Looking Ahead: Sandy Ewen and Her Future Time Machine
FPH: Have you been fascinated with time travel and its potential for a long time? What are the origins of this project?
Sandy Ewen: I think about time travel a lot. Mostly I’d like to go to the future, but faster than the usual speed. I also think about, if I ended up a few hundred or more years in the past, if I’d be able to teach people science or anything. I imagine there’d be language barriers and they might think I was a witch. I imagine I’d have my cell phone with me, so I think about how long the battery would last and if any of the apps would work.
I created this project in response to the Idea Fund. I had had some more practical ideas, but the Idea Fund projects tend to be a bit unusual. So I treated the whole grant writing process like creative writing, to make the most outside the box concept I could imagine. And I ended up getting awarded a grant.
FPH: Why is the future time machine being referred to as an “art project’ and not a “science explosion of genius”?
Sandy Ewen: I haven’t actually done anything scientific. This project is inspired by text-based conceptual artworks. It has a lot more to do with Fluxus, John Cage, Pauline Oliveros & Sol LeWitt than it does with science.
FPH: Can you explain a little more about the money management side of this project? For instance, who is the attorney administering/protecting/entrusted with this fund?
Sandy Ewen: I started off talking to a lawyer, who explained that this sort of thing is a lot more complicated than I had thought, and that there are investment fees and all sorts of stupid things. The law is set up so that people from the past cannot boss around people in the future. There was talk of shell corporations, but those are complicated and not free, and there’s nothing to keep the future board of directors from changing the corporate charter. Recently, I talked to Andrew Warner from the Long Now Foundation. Long Now is hoping to be a cultural institution for the next 10,000 years. Anyway, Andrew explained to me that the only groups that invest for periods of time like this are royalty, universities, and some governments.
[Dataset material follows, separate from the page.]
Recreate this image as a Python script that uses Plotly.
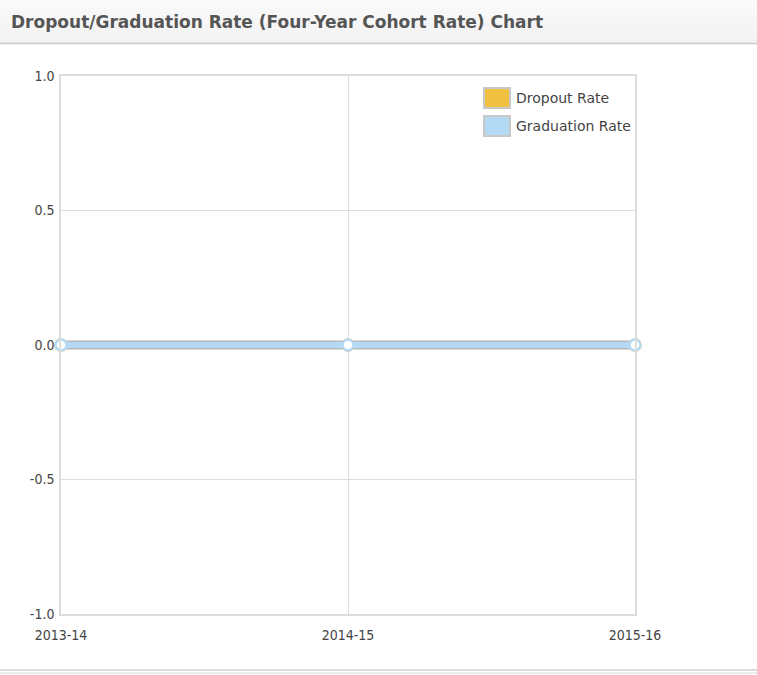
import plotly.graph_objects as go

categories = ["2013-14", "2014-15", "2015-16"]
dropout_rate = [0, 0, 0]
graduation_rate = [0, 0, 0]
series_names = ["Dropout Rate", "Graduation Rate"]
series_colors = ["#f0c040", "#b3d9f5"]
y_ticks = [-1.0, -0.5, 0.0, 0.5, 1.0]
y_tick_labels = ["-1.0", "-0.5", "0.0", "0.5", "1.0"]
title_text = "Dropout/Graduation Rate (Four-Year Cohort Rate) Chart"

W, H = 757, 675
L, R, T, B = 61, 122, 76, 61
pw, ph = W - L - R, H - T - B

def px_x(p):
    return (p - L) / pw

def px_y(p):
    return (H - B - p) / ph

fig = go.Figure()

for name, vals, col in [(series_names[0], dropout_rate, series_colors[0]),
                        (series_names[1], graduation_rate, series_colors[1])]:
    fig.add_trace(go.Scatter(x=categories, y=vals, mode="lines",
                             line=dict(color="rgba(0,0,0,0.15)", width=9),
                             hoverinfo="skip", showlegend=False, cliponaxis=False))
    fig.add_trace(go.Scatter(x=categories, y=vals, mode="lines+markers", name=name,
                             line=dict(color=col, width=6),
                             marker=dict(size=11, color="white",
                                         line=dict(color=col, width=2.5)),
                             showlegend=False, cliponaxis=False))

shapes = []
n = 12
for i in range(n):
    y0 = 43 * i / n
    y1 = 43 * (i + 1) / n
    c = int(250 - 8 * i / (n - 1))
    shapes.append(dict(type="rect", xref="paper", yref="paper",
                       x0=px_x(0), x1=px_x(W), y0=px_y(y1), y1=px_y(y0),
                       fillcolor=f"rgb({c},{c},{c})", line=dict(width=0), layer="below"))
shapes.append(dict(type="line", xref="paper", yref="paper",
                   x0=px_x(0), x1=px_x(W), y0=px_y(43.5), y1=px_y(43.5),
                   line=dict(color="#cccccc", width=1.5)))
shapes.append(dict(type="line", xref="paper", yref="paper",
                   x0=px_x(0), x1=px_x(W), y0=px_y(670), y1=px_y(670),
                   line=dict(color="#d0d0d0", width=1.5)))
shapes.append(dict(type="line", xref="paper", yref="paper",
                   x0=px_x(0), x1=px_x(W), y0=px_y(673), y1=px_y(673),
                   line=dict(color="#e6e6e6", width=1.5)))

annotations = [dict(text="<b>" + title_text + "</b>", xref="paper", yref="paper",
                    x=px_x(9), y=px_y(22), xanchor="left", yanchor="middle",
                    showarrow=False,
                    font=dict(family="DejaVu Sans", size=17, color="#555555"))]

leg_x0, leg_y = 484, [98, 126]
for name, col, yy in zip(series_names, series_colors, leg_y):
    shapes.append(dict(type="rect", xref="paper", yref="paper",
                       x0=px_x(leg_x0), x1=px_x(leg_x0 + 26),
                       y0=px_y(yy + 10), y1=px_y(yy - 10),
                       fillcolor=col, line=dict(color="#c8c8c8", width=2)))
    annotations.append(dict(text=name, xref="paper", yref="paper",
                            x=px_x(leg_x0 + 30), y=px_y(yy), xanchor="left", yanchor="middle",
                            showarrow=False,
                            font=dict(family="DejaVu Sans", size=14, color="#444444")))

tickfont = dict(family="DejaVu Sans Condensed, DejaVu Sans", size=14, color="#444444")
fig.update_layout(
    width=W, height=H,
    margin=dict(l=L, r=R, t=T, b=B, pad=0),
    paper_bgcolor="white", plot_bgcolor="white",
    shapes=shapes, annotations=annotations,
    showlegend=False,
    xaxis=dict(type="category", range=[0, 2], showgrid=True, gridcolor="#dddddd", gridwidth=1,
               zeroline=False, showline=True, linecolor="#dddddd", linewidth=1.5, mirror=True,
               ticks="outside", ticklen=7, tickcolor="rgba(0,0,0,0)", tickfont=tickfont),
    yaxis=dict(range=[-1, 1], tickvals=y_ticks, ticktext=y_tick_labels,
               showgrid=True, gridcolor="#dddddd", gridwidth=1,
               zeroline=False, showline=True, linecolor="#dddddd", linewidth=1.5, mirror=True,
               ticks="outside", ticklen=2, tickcolor="rgba(0,0,0,0)", tickfont=tickfont),
)

fig.write_html("out.html", config={"displayModeBar": False},
               post_script="document.body.style.margin='0';")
Typically you need 5+ million dollars to have access to long term managed investing. Andrew said there are basically three ways to make my project work. (1) I could partner with a University that already has an endowment in a long term fund. (2) I could get an index fund or treasury bond, but this would be problematic because there’s a lack of memory associated with that. (3) I could utilize Long Bets. I’ve decided to use Long Bets. Long Bets allows people to place bets on things that won’t be determined for a long time. They invest their money with a special-purpose Endowment portfolio and plan to exist well into the future. I will bet against myself, so that in 500 years the money will be released to a non-profit of my choosing. I am creating a text-based artwork that explains the project. I will print it nicely and frame it & I will give to the non-profit . If the non-profit decides to shut down for whatever reason, they can donate my artwork to another institution. The ownership of that artwork will dictate where the funds will be directed in 500 years. Owning the artwork is an agreement to spend the investment money as the artwork dictates - to make a time machine and come to my party. This, I think, is by far the best way to invest the money without getting killed by fees, and to make sure the money is tracked through time, and to make sure the money is delivered to the institution that holds the artwork. It also makes owning the artwork easy and not an accounting nightmare.
FPH: For those out there that have little to no imagination at all, how do you explain the merits or virtue of this project?
Sandy Ewen: This project is about optimism & following through with the craziest idea you can think of. Something strange is bound to happen. I like that I’ve set up an interesting chain of events, however they unfold. And I might be getting a time machine.
FPH: With respect to being optimistic about the future, what specifically do you hope this project changes or shifts about people’s vision of the future?
Sandy Ewen: People should start thinking more long-term about everything. There’s a lot of talk about ecological sustainability, but we need to talk about the sustainability of constant GDP growth and the whole financial system. This project highlights the fact that currency and money are abstractions. I am trying to bring this fact to its illogical conclusion. This project is only as insane as the system that makes it seem plausible. I don’t claim to have any answers, but I might end up with a time machine.
FPH: So it’s very possible that a time traveler, or several, could attend the Future Time Machine event on November 21, 2015 at El Rincon Social, correct?
Sandy Ewen: Not only possible, I’d say it’s highly probable.
The Idea Fund is a re-granting program administered by DiverseWorks, Aurora Picture Show, and Project Row Houses and funded by The Andy Warhol Foundation for the Visual Arts.